Com o tempo acabaram os cadernos, as caligrafias diferentes, as canetas coloridas e os desenhos divertidos. Porém permaneceram as dúvidas. Vozes. Por vezes internas, outras externas.

Do que você tem medo? Qual é o seu sonho? Será que vai viver muito tempo? Por que isso aconteceu com você? O que você quer fazer na vida? Será que consegue trabalhar?

As pessoas costumam ser curiosas demais quando veem alguém com deficiência, sabe? Às vezes são dúvidas sinceras, no desejo de oferecer ajuda ou entender melhor a causa anticapacitista. Porém, existem pessoas que extrapolam os limites e, infelizmente, não são poucas as que fazem isso.

Perguntas do tipo “como você dorme?” até “como você consegue fazer sexo?” são distribuídas não apenas nas redes sociais digitais, mas também em espaços físicos públicos ou privados. São situações de desrespeito tão absurdas que, por vezes, poderiam ser esquetes de programas de humor.

Quando falamos de deficiência como marcador social, nos referimos a sua influência em diferentes setores da vida de uma pessoa. Por exemplo, a ausência de acessibilidade para cadeirantes não só prejudica meu acesso a diferentes espaços sociais, como também impede minha socialização com amigos, familiares e demais. Tal isolamento pode impactar a autoestima, desenvolvimento pessoal e mental. 

“São situações de desrespeito tão absurdas que, por vezes, poderiam ser esquetes de programas de humor.“

Tá vendo como as coisas vão se encaixando? É esse processo que costumamos nomear de estrutura. Um conjunto de relações que vão se organizando aqui e ali sendo impactadas (ou não) por diferentes marcadores. Para entender isso, as feministas negras pensaram em um conceito chamado interseccionalidade, ou seja, um modo de observar como diferentes opressões se fazem presente na vida das mulheres ao mesmo tempo.

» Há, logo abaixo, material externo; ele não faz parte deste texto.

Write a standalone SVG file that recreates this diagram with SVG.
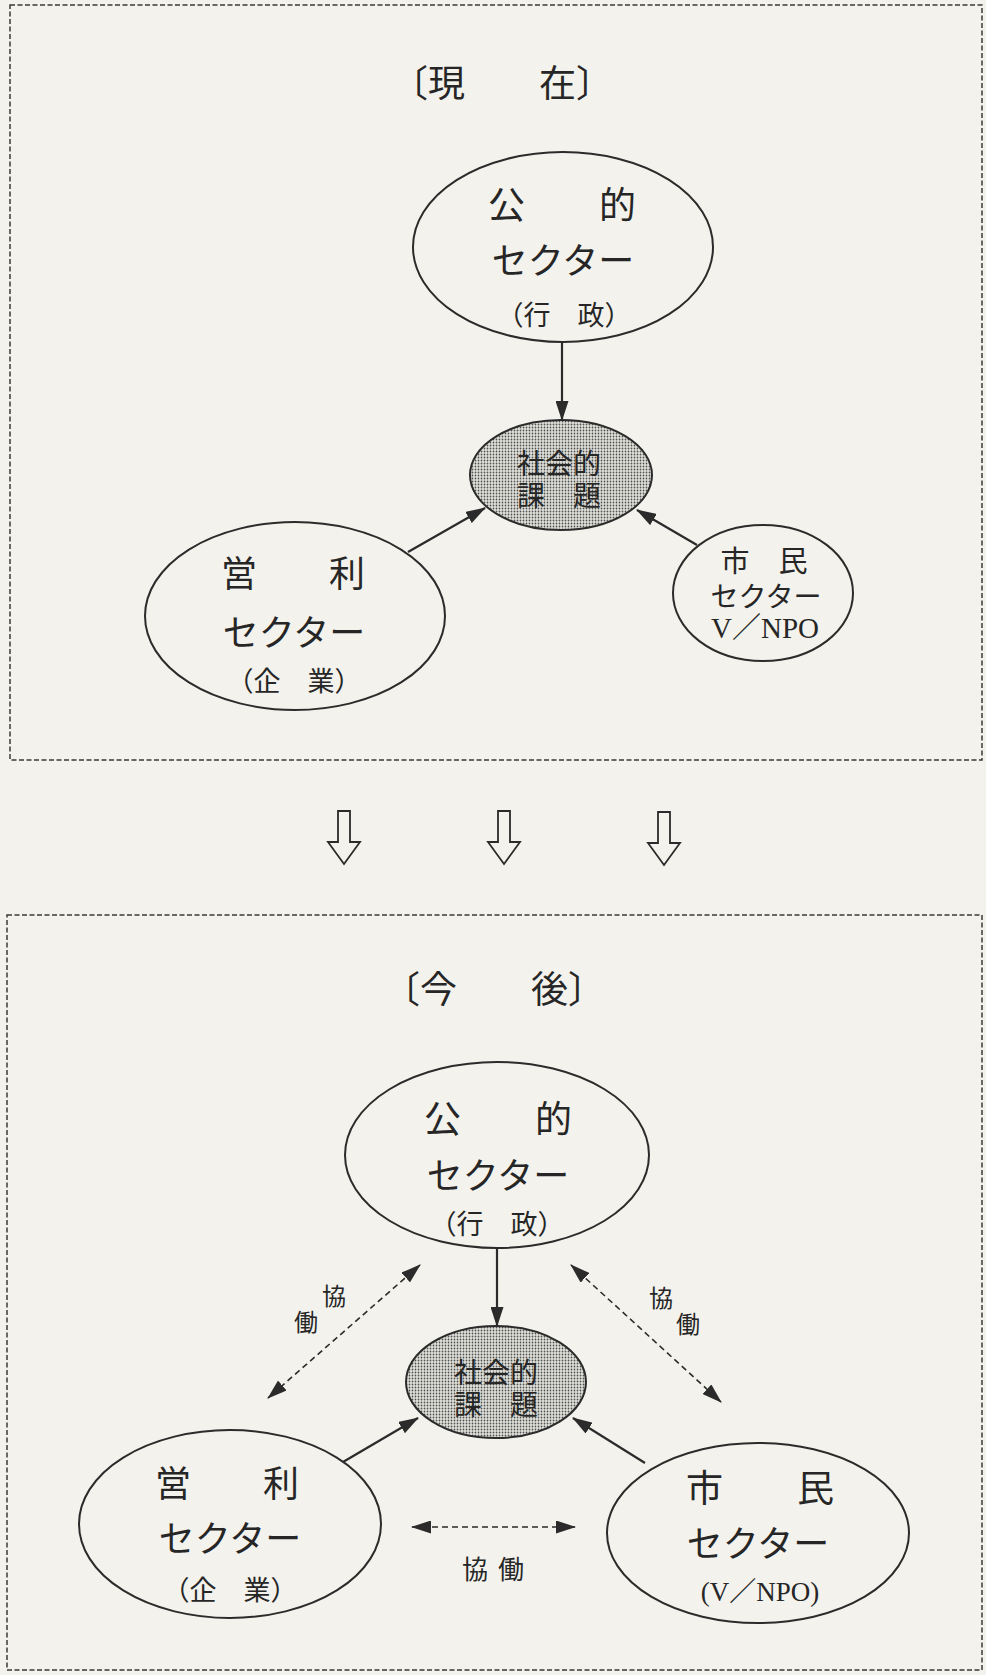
<svg xmlns="http://www.w3.org/2000/svg" width="986" height="1675" viewBox="0 0 986 1675">
<defs>
<style>
.bg{fill:#f3f2ec}
.frame{fill:none;stroke:#3a3a3a;stroke-width:1.5;stroke-dasharray:5 2.5}
.node{fill:none;stroke:#2b2b2b;stroke-width:2}
.issue{fill:url(#dots);stroke:#2b2b2b;stroke-width:2}
.t{font-family:'Noto Sans CJK JP','Noto Sans CJK SC',sans-serif;fill:#262626;text-anchor:middle;dominant-baseline:central}
.lat{font-family:'Liberation Serif','Noto Sans CJK JP',serif}
.solid{stroke:#2b2b2b;stroke-width:2.2;fill:none;marker-end:url(#ah)}
.dash{stroke:#2b2b2b;stroke-width:1.6;fill:none;stroke-dasharray:6 4;marker-start:url(#ah);marker-end:url(#ah)}
.big{fill:#f3f2ec;stroke:#2b2b2b;stroke-width:1.8}
</style>
<marker id="ah" viewBox="0 0 20 13" refX="19" refY="6.5" markerWidth="20" markerHeight="13" markerUnits="userSpaceOnUse" orient="auto-start-reverse"><path d="M0,0 L20,6.5 L0,13 z" fill="#2b2b2b"/></marker>
<pattern id="dots" width="3" height="3" patternUnits="userSpaceOnUse"><rect width="3" height="3" fill="#e2e2dc"/><circle cx="1.5" cy="1.5" r="0.9" fill="#505050"/></pattern>
</defs>
<rect class="bg" x="0" y="0" width="986" height="1675"/>

<g id="frame-current">
<rect class="frame" x="10" y="5" width="972" height="755"/>
<text class="t" x="502" y="81" font-size="37">〔現　　在〕</text>
</g>

<g id="frame-future">
<rect class="frame" x="7" y="915" width="975" height="755"/>
<text class="t" x="494" y="987" font-size="37">〔今　　後〕</text>
</g>

<g id="transition-arrows">
<polygon class="big" points="338,811 350,811 350,842 360,842 344,864 328,842 338,842"/>
<polygon class="big" points="498,811 510,811 510,842 520,842 504,864 488,842 498,842"/>
<polygon class="big" points="658,812 670,812 670,843 680,843 664,865 648,843 658,843"/>
</g>

<g id="connectors">
<line class="solid" x1="562" y1="343" x2="562" y2="420"/>
<line class="solid" x1="408" y1="552" x2="485" y2="508"/>
<line class="solid" x1="697" y1="545" x2="637" y2="510"/>
<line class="solid" x1="497" y1="1248" x2="497" y2="1326"/>
<line class="solid" x1="343" y1="1462" x2="418" y2="1418"/>
<line class="solid" x1="645" y1="1463" x2="573" y2="1418"/>
<line class="dash" x1="420" y1="1265" x2="268" y2="1398"/>
<line class="dash" x1="571" y1="1265" x2="721" y2="1402"/>
<line class="dash" x1="412" y1="1527" x2="575" y2="1527"/>
<text class="t" font-size="24"><tspan x="334" y="1294">協</tspan><tspan x="306" y="1320">働</tspan></text>
<text class="t" font-size="24"><tspan x="661" y="1296">協</tspan><tspan x="688" y="1322">働</tspan></text>
<text class="t" font-size="26"><tspan x="475" y="1567">協</tspan><tspan x="511" y="1567">働</tspan></text>
</g>

<g id="public-current">
<ellipse class="node" cx="563" cy="247" rx="150" ry="95"/>
<text class="t" x="562" y="203" font-size="37">公　　的</text>
<text class="t" x="563" y="258" font-size="36">セクター</text>
<text class="t" x="564" y="313" font-size="27">（行　政）</text>
</g>

<g id="issue-current">
<ellipse class="issue" cx="561" cy="475" rx="91" ry="55"/>
<text class="t" font-size="28"><tspan x="559" y="462">社会的</tspan><tspan x="559" y="494">課　題</tspan></text>
</g>

<g id="profit-current">
<ellipse class="node" cx="295" cy="616" rx="150" ry="94"/>
<text class="t" x="293" y="571" font-size="36">営　　利</text>
<text class="t" x="294" y="630" font-size="36">セクター</text>
<text class="t" x="294" y="679" font-size="27">（企　業）</text>
</g>

<g id="citizen-current">
<ellipse class="node" cx="763" cy="593" rx="90" ry="68"/>
<text class="t" font-size="29"><tspan x="764" y="559">市　民</tspan><tspan x="766" y="595" font-size="28">セクター</tspan><tspan class="lat" x="765" y="628">V／NPO</tspan></text>
</g>

<g id="public-future">
<ellipse class="node" cx="497" cy="1155" rx="152" ry="93"/>
<text class="t" x="498" y="1117" font-size="37">公　　的</text>
<text class="t" x="498" y="1173" font-size="36">セクター</text>
<text class="t" x="497" y="1222" font-size="27">（行　政）</text>
</g>

<g id="issue-future">
<ellipse class="issue" cx="496" cy="1382" rx="90" ry="56"/>
<text class="t" font-size="28"><tspan x="496" y="1371">社会的</tspan><tspan x="496" y="1403">課　題</tspan></text>
</g>

<g id="profit-future">
<ellipse class="node" cx="230" cy="1524" rx="151" ry="94"/>
<text class="t" x="227" y="1481" font-size="36">営　　利</text>
<text class="t" x="230" y="1536" font-size="36">セクター</text>
<text class="t" x="230" y="1588" font-size="27">（企　業）</text>
</g>

<g id="citizen-future">
<ellipse class="node" cx="758" cy="1533" rx="151" ry="90"/>
<text class="t" x="760" y="1486" font-size="37">市　　民</text>
<text class="t" x="758" y="1541" font-size="36">セクター</text>
<text class="t lat" x="760" y="1592" font-size="27">(V／NPO)</text>
</g>
</svg>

Ficou complicado? Veja só, no meu caso, ser mulher com deficiência trouxe diferentes experiências para minha vida. Primeiro, por ser mulher e lidar com todas as expectativas sociais em torno disso. Segundo, por ser alguém com deficiência em uma sociedade que não promove um ambiente seguro e acessível para pessoas iguais a mim. 

É como se a capa do meu caderno já viesse indicando o capacitismo e machismo que viriam na maioria das perguntas que me são dirigidas. Claro que nem sempre o preconceito é genuíno, quero dizer, há pessoas que agem de forma preconceituosa por desconhecimento ou falta de informação verdadeira. Em tempos de fake news existem muitas mentiras sobre viver com deficiência sendo espalhadas por aí. 

É um processo bem complicado, não apenas por envolver uma rede de imaginários que foi construída historicamente, mas por que precisamos lidar com pessoas o qual podem estar, ou não, receptivas para ouvir o que nós temos a dizer.

Com o tempo você aprende a impor seus limites. Por mais que não tenha controle das perguntas que serão feitas, pode determinar a quem deseja entregar as respostas. Da mesma forma que escolhíamos a quem entregar nossos cadernos, também podemos selecionar a quem iremos nos abrir. Pessoas com deficiência tem direito a privacidade, tanto quanto qualquer outra pessoa sem deficiência, por isso peço: respeitem nossa intimidade.